2 – Prioritize “fixable” drivers

Not every KPI deserves a program. Focus on the few behaviors and process defects that move customer effort, quality, and risk.

3 – Govern the data like a security program

Define retention windows, role-based access, and review processes. Align recording and analytics practices with transparency requirements and payment data controls.

4 – Vendors increasingly position WEM as more than tracking

The market is moving towards embedding coaching and visibility into distributed workflows. The win comes when you turn that workflow into action that happens fast.

What Should You Do First If You Suspect A WEM Performance Gap?

Start by mapping each KPI to a single intervention path.

Pick a single, high-cost failure mode. For example, repeat contacts caused by knowledge gaps. Then define:

  • What signal detects it?
  • Who owns the fix?
  • What “good” looks like within seven days.
  • How will you prove it improved outcomes?

Once that loop works, scale it. That is how WEM becomes an execution system, not a museum of metrics.

FAQs

What Is the WEM Performance Gap?

The WEM performance gap is the distance between better measurement and better outcomes.

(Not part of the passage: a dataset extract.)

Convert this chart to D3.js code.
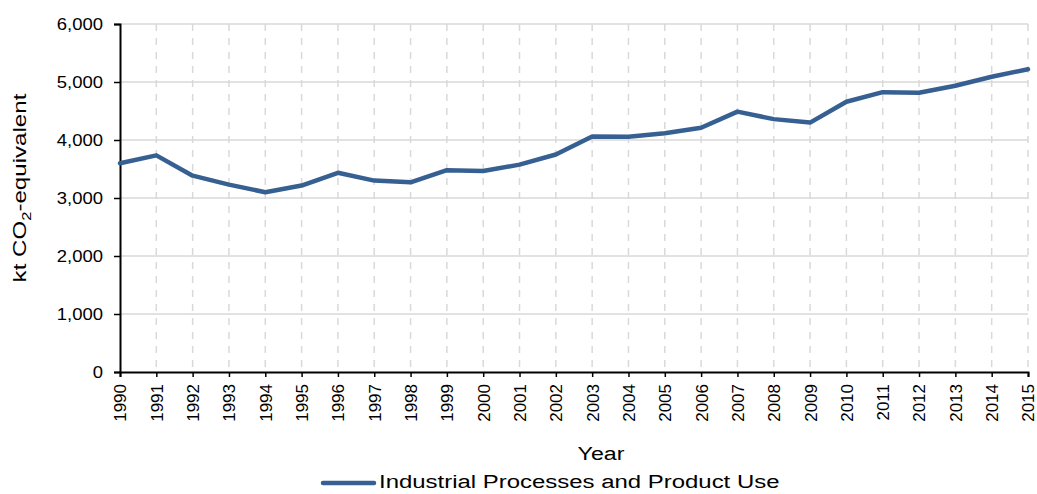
<!DOCTYPE html>
<html>
<head>
<meta charset="utf-8">
<script src="https://cdn.jsdelivr.net/npm/d3@7"></script>
<style>
	body { margin: 0; background: #ffffff; }
	text { font-family: Arial, "Liberation Sans", sans-serif; fill: #000000; }
</style>
</head>
<body>
<div id="chart"></div>
<script>
let years = [1990,1991,1992,1993,1994,1995,1996,1997,1998,1999,2000,2001,2002,2003,2004,2005,2006,2007,2008,2009,2010,2011,2012,2013,2014,2015]
let emissions = [3600,3735,3385,3230,3100,3215,3435,3300,3270,3480,3465,3575,3750,4060,4055,4115,4210,4490,4360,4300,4660,4825,4815,4935,5090,5220]
let yTicks = [0,1000,2000,3000,4000,5000,6000]
let seriesName = 'Industrial Processes and Product Use'

let margin = {top: 24, right: 9, bottom: 122, left: 120},
	width = 1037 - margin.left - margin.right,
	height = 494 - margin.top - margin.bottom

let svg = d3.select('#chart')
	.append('svg')
	.attr('width', 1037)
	.attr('height', 494)

let g = svg.append('g')
	.attr('transform', 'translate(' + margin.left + ',' + margin.top + ')')

let x = d3.scaleLinear()
	.domain([1990, 2015])
	.range([0, width])

let y = d3.scaleLinear()
	.domain([0, 6000])
	.range([height, 0])

// horizontal gridlines
g.selectAll('.hgrid')
	.data(yTicks.slice(1))
	.enter()
	.append('line')
	.attr('x1', 0)
	.attr('x2', width)
	.attr('y1', function(d){ return y(d) })
	.attr('y2', function(d){ return y(d) })
	.attr('stroke', '#d9d9d9')
	.attr('stroke-width', 1.5)

// vertical dashed gridlines
g.selectAll('.vgrid')
	.data(years.slice(1))
	.enter()
	.append('line')
	.attr('x1', function(d){ return x(d) })
	.attr('x2', function(d){ return x(d) })
	.attr('y1', 0)
	.attr('y2', height)
	.attr('stroke', '#d9d9d9')
	.attr('stroke-width', 1.5)
	.attr('stroke-dasharray', '7,7')

// y axis
let yAxis = g.append('g')
	.call(d3.axisLeft(y).tickValues(yTicks).tickSize(6).tickPadding(11).tickFormat(d3.format(',')))
yAxis.select('.domain').attr('stroke', '#000').attr('stroke-width', 2)
yAxis.selectAll('.tick line').attr('stroke', '#000').attr('stroke-width', 1.5)
yAxis.selectAll('text')
	.style('font-size', '16.5px')
	.attr('transform', 'translate(-17,0) scale(1.12,1) translate(17,0)')

// x axis
let xAxis = g.append('g')
	.attr('transform', 'translate(0,' + height + ')')
	.call(d3.axisBottom(x).tickValues(years).tickSize(5).tickFormat(d3.format('d')))
xAxis.select('.domain').attr('stroke', '#000').attr('stroke-width', 2)
xAxis.selectAll('.tick line').attr('stroke', '#000').attr('stroke-width', 1.5)
xAxis.selectAll('text')
	.style('font-size', '17px')
	.attr('transform', 'rotate(-90)')
	.attr('text-anchor', 'end')
	.attr('x', -12)
	.attr('y', 0)
	.attr('dy', '0.35em')

// line
g.append('path')
	.datum(years.map(function(yr, i){ return {x: yr, y: emissions[i]} }))
	.attr('fill', 'none')
	.attr('stroke', '#376092')
	.attr('stroke-width', 4.5)
	.attr('stroke-linejoin', 'round')
	.attr('stroke-linecap', 'round')
	.attr('d', d3.line()
		.x(function(d){ return x(d.x) })
		.y(function(d){ return y(d.y) })
	)

// axis titles
svg.append('text')
	.attr('transform', 'translate(601,460) scale(1.22,1)')
	.attr('text-anchor', 'middle')
	.style('font-size', '19px')
	.text('Year')

let yTitle = svg.append('text')
	.attr('transform', 'translate(26,188) rotate(-90) scale(1.27,1)')
	.attr('text-anchor', 'middle')
	.style('font-size', '19px')
yTitle.append('tspan').text('kt CO')
yTitle.append('tspan').text('2').style('font-size', '13px').attr('dy', 5)
yTitle.append('tspan').text('-equivalent').attr('dy', -5)

// legend
let legend = svg.append('g')
legend.append('text')
	.attr('transform', 'translate(379,488) scale(1.26,1)')
	.style('font-size', '19px')
	.text(seriesName)
legend.append('line')
	.attr('x1', 323)
	.attr('x2', 374)
	.attr('y1', 483)
	.attr('y2', 483)
	.attr('stroke', '#376092')
	.attr('stroke-width', 4.5)
	.attr('stroke-linecap', 'round')
</script>
</body>
</html>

You see more visibility, but performance stays flat.

What Does “Workforce Engagement Analytics CX” Actually Mean?

Workforce engagement analytics CX means using agent and interaction data to connect workforce behaviors to customer outcomes. It only helps when it triggers action.

Why Doesn’t Contact Center Performance Tracking Improve Results by Itself?

Contact center performance tracking shows what happened. Improvement requires coaching, process fixes, and accountability that follow immediately.

What Are the Most Common WEM Platform Limitations?

Common WEM platform limitations include slow intervention loops, unclear ownership, and scorecards that do not drive execution. Data grows but change lags.

Are Agent Performance Management Systems the Same As WEM?

Some agent performance management systems overlap with WEM. WEM usually spans quality, coaching, recording, and workforce processes. It still needs an execution model to drive change.